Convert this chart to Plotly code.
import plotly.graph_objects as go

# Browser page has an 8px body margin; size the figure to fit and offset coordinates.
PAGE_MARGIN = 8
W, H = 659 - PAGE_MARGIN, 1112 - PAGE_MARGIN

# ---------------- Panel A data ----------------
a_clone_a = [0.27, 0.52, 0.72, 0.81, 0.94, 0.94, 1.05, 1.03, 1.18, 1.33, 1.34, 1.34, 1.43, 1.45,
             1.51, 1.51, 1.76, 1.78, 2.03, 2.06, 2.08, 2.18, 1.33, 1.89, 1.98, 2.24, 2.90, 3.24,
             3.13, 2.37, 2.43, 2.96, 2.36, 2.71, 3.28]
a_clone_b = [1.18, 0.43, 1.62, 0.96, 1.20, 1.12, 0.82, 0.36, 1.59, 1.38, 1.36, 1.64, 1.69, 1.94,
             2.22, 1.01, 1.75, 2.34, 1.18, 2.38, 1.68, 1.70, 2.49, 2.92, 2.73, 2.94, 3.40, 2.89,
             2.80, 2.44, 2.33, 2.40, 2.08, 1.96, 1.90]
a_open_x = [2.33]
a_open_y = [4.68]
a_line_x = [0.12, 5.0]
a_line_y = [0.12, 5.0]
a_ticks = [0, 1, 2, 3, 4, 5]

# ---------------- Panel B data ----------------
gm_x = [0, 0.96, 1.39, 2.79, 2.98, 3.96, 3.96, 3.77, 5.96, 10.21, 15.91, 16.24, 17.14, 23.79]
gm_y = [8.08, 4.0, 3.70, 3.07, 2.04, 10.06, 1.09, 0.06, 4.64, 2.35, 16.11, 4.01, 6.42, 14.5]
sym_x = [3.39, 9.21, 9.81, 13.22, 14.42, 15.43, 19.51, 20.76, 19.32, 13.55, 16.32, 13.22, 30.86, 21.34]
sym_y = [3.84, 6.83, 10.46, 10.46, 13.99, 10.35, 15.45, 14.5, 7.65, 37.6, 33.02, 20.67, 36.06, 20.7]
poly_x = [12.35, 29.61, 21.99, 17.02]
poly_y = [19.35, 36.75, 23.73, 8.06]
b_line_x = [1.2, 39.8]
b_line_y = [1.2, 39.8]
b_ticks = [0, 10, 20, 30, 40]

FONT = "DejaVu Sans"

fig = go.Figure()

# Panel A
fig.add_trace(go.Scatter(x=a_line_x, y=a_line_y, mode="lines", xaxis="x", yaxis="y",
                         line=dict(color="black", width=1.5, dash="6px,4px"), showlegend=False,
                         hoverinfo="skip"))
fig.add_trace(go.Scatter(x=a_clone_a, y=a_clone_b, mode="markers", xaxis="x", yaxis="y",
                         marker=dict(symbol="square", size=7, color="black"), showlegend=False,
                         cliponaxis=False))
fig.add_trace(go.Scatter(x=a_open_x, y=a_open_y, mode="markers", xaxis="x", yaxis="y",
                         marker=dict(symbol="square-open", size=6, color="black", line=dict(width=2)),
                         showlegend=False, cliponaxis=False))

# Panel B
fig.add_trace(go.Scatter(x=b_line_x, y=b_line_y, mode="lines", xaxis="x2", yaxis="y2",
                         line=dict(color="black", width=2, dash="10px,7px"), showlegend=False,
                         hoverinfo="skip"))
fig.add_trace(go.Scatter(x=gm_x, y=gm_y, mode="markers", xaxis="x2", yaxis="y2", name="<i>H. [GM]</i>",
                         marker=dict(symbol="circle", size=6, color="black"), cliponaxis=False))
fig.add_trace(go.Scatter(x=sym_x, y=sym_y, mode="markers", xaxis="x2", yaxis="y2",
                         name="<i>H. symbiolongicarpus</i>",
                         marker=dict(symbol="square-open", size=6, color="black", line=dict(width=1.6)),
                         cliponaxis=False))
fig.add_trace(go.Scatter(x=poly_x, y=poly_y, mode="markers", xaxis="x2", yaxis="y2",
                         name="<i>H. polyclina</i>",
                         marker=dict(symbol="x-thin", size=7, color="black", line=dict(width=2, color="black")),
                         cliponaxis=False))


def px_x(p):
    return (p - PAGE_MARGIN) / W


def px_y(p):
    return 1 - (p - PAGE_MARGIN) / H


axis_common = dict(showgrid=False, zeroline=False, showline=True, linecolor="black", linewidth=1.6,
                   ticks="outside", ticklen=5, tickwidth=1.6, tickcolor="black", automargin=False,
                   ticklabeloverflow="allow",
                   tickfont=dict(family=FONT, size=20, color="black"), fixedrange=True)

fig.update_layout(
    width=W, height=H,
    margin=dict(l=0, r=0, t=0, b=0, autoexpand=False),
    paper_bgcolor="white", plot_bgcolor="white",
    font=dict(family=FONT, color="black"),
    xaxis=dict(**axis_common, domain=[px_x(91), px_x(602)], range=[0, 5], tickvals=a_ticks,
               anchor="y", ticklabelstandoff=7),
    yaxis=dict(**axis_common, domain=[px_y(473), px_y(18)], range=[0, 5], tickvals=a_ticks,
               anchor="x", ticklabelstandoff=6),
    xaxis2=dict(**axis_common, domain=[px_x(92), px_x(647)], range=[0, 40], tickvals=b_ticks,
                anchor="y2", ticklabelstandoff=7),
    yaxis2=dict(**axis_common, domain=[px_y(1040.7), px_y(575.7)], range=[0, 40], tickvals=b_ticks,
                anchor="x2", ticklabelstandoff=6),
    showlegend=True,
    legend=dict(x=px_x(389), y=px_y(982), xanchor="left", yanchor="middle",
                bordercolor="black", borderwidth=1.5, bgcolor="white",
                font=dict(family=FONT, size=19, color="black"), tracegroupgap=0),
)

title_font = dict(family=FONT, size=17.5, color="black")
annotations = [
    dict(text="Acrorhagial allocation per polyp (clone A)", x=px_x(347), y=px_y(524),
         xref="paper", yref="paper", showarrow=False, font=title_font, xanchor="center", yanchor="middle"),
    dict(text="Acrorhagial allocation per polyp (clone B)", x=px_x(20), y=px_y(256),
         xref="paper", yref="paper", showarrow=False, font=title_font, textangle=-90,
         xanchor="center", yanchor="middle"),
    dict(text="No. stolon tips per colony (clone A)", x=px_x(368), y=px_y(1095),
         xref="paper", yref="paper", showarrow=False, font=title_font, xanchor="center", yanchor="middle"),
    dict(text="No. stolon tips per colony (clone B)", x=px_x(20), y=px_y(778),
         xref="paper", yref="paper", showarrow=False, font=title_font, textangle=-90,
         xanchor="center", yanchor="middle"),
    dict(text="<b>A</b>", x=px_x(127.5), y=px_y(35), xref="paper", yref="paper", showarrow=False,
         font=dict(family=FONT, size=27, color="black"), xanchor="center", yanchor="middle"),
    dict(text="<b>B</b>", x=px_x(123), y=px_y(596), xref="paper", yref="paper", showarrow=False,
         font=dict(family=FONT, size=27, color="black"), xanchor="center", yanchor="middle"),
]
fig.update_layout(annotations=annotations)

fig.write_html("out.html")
--
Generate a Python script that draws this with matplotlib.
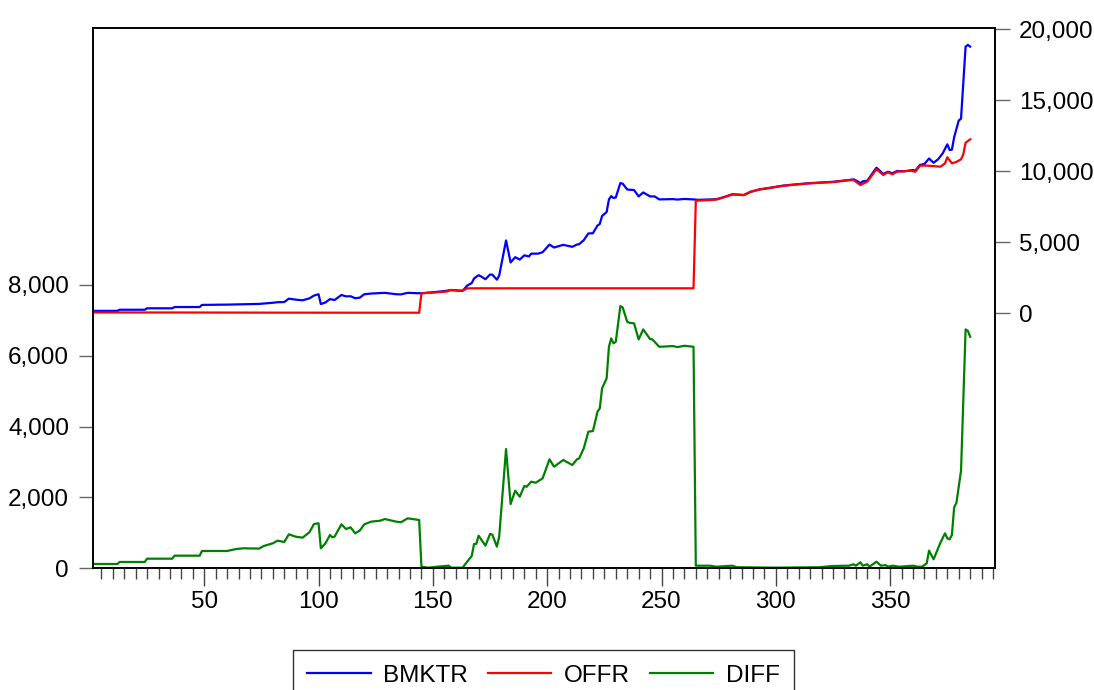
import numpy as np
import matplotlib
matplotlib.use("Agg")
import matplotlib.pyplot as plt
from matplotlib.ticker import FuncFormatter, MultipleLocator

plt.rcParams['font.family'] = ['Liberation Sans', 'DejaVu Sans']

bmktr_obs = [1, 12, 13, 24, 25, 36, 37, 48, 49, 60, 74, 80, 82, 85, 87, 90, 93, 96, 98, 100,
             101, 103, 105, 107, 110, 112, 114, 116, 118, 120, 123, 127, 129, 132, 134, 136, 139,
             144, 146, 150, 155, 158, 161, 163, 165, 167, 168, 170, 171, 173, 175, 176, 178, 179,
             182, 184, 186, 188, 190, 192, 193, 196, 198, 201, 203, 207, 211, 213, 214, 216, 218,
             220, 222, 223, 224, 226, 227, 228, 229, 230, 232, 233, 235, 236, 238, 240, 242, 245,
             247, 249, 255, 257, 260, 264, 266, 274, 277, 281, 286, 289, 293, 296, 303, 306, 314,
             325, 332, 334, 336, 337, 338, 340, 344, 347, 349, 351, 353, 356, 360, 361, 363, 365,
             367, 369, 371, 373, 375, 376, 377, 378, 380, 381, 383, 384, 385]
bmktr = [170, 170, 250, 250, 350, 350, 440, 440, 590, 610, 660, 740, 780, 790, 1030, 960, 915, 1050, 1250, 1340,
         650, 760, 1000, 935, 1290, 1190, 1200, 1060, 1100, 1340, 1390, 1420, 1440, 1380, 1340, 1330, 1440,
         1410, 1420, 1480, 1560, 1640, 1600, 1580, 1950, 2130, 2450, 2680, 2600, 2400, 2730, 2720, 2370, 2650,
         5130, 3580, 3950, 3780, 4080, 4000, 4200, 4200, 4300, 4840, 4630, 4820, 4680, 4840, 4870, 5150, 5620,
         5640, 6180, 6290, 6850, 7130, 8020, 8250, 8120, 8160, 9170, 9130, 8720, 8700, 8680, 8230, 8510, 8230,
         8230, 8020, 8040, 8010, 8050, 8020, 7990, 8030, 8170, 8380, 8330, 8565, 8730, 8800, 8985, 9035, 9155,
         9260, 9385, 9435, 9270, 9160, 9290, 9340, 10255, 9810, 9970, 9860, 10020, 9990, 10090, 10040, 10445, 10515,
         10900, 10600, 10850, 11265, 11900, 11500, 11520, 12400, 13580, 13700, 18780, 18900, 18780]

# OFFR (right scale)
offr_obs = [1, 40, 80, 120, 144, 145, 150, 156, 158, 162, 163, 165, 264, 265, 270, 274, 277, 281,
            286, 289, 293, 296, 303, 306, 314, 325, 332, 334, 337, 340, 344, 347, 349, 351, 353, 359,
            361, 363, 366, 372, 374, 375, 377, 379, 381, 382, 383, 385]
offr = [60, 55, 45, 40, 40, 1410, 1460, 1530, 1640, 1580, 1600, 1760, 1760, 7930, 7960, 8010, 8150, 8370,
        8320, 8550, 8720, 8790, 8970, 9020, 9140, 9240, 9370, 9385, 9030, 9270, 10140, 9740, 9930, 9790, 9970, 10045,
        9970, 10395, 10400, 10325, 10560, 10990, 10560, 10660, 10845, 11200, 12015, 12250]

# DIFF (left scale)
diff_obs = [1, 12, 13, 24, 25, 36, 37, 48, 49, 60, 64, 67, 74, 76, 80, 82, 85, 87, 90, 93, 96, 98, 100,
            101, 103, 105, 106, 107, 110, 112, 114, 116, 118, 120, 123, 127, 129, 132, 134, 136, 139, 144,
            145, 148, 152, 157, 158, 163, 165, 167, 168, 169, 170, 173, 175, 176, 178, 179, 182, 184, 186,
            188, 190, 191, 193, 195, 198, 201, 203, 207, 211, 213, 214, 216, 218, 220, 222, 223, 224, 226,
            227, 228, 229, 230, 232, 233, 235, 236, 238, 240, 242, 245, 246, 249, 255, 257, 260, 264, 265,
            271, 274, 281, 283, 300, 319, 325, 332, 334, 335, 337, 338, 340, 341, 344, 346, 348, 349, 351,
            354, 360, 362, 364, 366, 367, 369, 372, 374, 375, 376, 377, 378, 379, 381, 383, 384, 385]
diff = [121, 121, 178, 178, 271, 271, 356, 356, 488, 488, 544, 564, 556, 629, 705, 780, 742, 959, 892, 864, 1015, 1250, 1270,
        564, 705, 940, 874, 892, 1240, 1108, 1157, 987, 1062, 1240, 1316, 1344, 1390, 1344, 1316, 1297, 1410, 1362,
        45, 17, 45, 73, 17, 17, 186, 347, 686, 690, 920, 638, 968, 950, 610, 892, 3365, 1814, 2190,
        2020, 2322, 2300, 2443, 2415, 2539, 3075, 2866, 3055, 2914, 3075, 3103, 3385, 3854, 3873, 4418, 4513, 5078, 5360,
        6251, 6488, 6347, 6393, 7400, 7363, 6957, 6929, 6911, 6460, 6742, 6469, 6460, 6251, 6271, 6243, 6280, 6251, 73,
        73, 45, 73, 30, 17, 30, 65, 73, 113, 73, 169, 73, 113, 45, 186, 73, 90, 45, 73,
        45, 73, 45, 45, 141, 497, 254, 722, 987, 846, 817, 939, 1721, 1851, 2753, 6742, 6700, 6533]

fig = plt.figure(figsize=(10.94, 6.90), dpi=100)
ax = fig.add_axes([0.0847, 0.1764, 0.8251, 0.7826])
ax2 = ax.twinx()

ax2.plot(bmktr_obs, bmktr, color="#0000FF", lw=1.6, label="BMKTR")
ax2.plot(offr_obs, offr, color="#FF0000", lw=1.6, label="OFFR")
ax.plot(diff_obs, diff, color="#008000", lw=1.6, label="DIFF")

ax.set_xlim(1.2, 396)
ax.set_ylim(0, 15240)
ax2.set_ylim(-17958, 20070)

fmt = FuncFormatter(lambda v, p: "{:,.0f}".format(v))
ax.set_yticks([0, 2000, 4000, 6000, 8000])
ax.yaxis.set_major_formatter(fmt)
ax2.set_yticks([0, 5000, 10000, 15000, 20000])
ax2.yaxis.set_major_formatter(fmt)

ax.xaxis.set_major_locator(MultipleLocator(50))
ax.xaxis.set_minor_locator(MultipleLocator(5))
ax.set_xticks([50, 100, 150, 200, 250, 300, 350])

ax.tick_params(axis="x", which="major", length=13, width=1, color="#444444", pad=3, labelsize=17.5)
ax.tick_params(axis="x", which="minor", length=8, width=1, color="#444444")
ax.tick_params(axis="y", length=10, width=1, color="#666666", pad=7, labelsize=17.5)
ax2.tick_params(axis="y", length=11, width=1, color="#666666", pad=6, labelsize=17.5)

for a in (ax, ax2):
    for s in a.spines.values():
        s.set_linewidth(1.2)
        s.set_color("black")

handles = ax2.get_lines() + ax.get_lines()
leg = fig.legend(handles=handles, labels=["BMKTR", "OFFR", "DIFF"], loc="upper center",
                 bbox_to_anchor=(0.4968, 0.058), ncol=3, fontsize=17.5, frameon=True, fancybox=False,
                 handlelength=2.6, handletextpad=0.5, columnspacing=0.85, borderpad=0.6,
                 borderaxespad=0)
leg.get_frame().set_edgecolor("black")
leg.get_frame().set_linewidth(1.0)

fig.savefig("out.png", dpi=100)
---
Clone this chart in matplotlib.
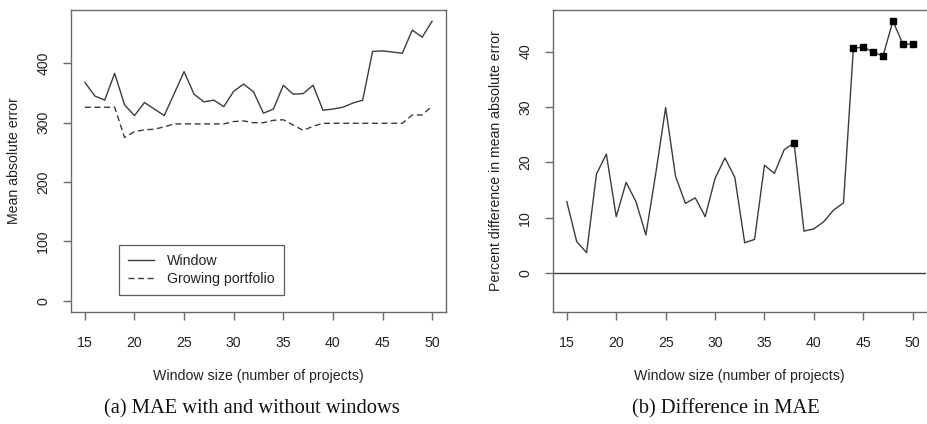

## Prompt
Quote word for word the lines from the line holding "Convert this chart to Plotly code." through the line holding "fig = go.Figure()"; include both of those lines and add nothing.

## Result of this task
Convert this chart to Plotly code.
import plotly.graph_objects as go

# Browser page has an 8px body margin; size the figure to fit and offset coordinates.
PAGE_MARGIN = 8
W, H = 659 - PAGE_MARGIN, 1112 - PAGE_MARGIN

# ---------------- Panel A data ----------------
a_clone_a = [0.27, 0.52, 0.72, 0.81, 0.94, 0.94, 1.05, 1.03, 1.18, 1.33, 1.34, 1.34, 1.43, 1.45,
             1.51, 1.51, 1.76, 1.78, 2.03, 2.06, 2.08, 2.18, 1.33, 1.89, 1.98, 2.24, 2.90, 3.24,
             3.13, 2.37, 2.43, 2.96, 2.36, 2.71, 3.28]
a_clone_b = [1.18, 0.43, 1.62, 0.96, 1.20, 1.12, 0.82, 0.36, 1.59, 1.38, 1.36, 1.64, 1.69, 1.94,
             2.22, 1.01, 1.75, 2.34, 1.18, 2.38, 1.68, 1.70, 2.49, 2.92, 2.73, 2.94, 3.40, 2.89,
             2.80, 2.44, 2.33, 2.40, 2.08, 1.96, 1.90]
a_open_x = [2.33]
a_open_y = [4.68]
a_line_x = [0.12, 5.0]
a_line_y = [0.12, 5.0]
a_ticks = [0, 1, 2, 3, 4, 5]

# ---------------- Panel B data ----------------
gm_x = [0, 0.96, 1.39, 2.79, 2.98, 3.96, 3.96, 3.77, 5.96, 10.21, 15.91, 16.24, 17.14, 23.79]
gm_y = [8.08, 4.0, 3.70, 3.07, 2.04, 10.06, 1.09, 0.06, 4.64, 2.35, 16.11, 4.01, 6.42, 14.5]
sym_x = [3.39, 9.21, 9.81, 13.22, 14.42, 15.43, 19.51, 20.76, 19.32, 13.55, 16.32, 13.22, 30.86, 21.34]
sym_y = [3.84, 6.83, 10.46, 10.46, 13.99, 10.35, 15.45, 14.5, 7.65, 37.6, 33.02, 20.67, 36.06, 20.7]
poly_x = [12.35, 29.61, 21.99, 17.02]
poly_y = [19.35, 36.75, 23.73, 8.06]
b_line_x = [1.2, 39.8]
b_line_y = [1.2, 39.8]
b_ticks = [0, 10, 20, 30, 40]

FONT = "DejaVu Sans"

fig = go.Figure()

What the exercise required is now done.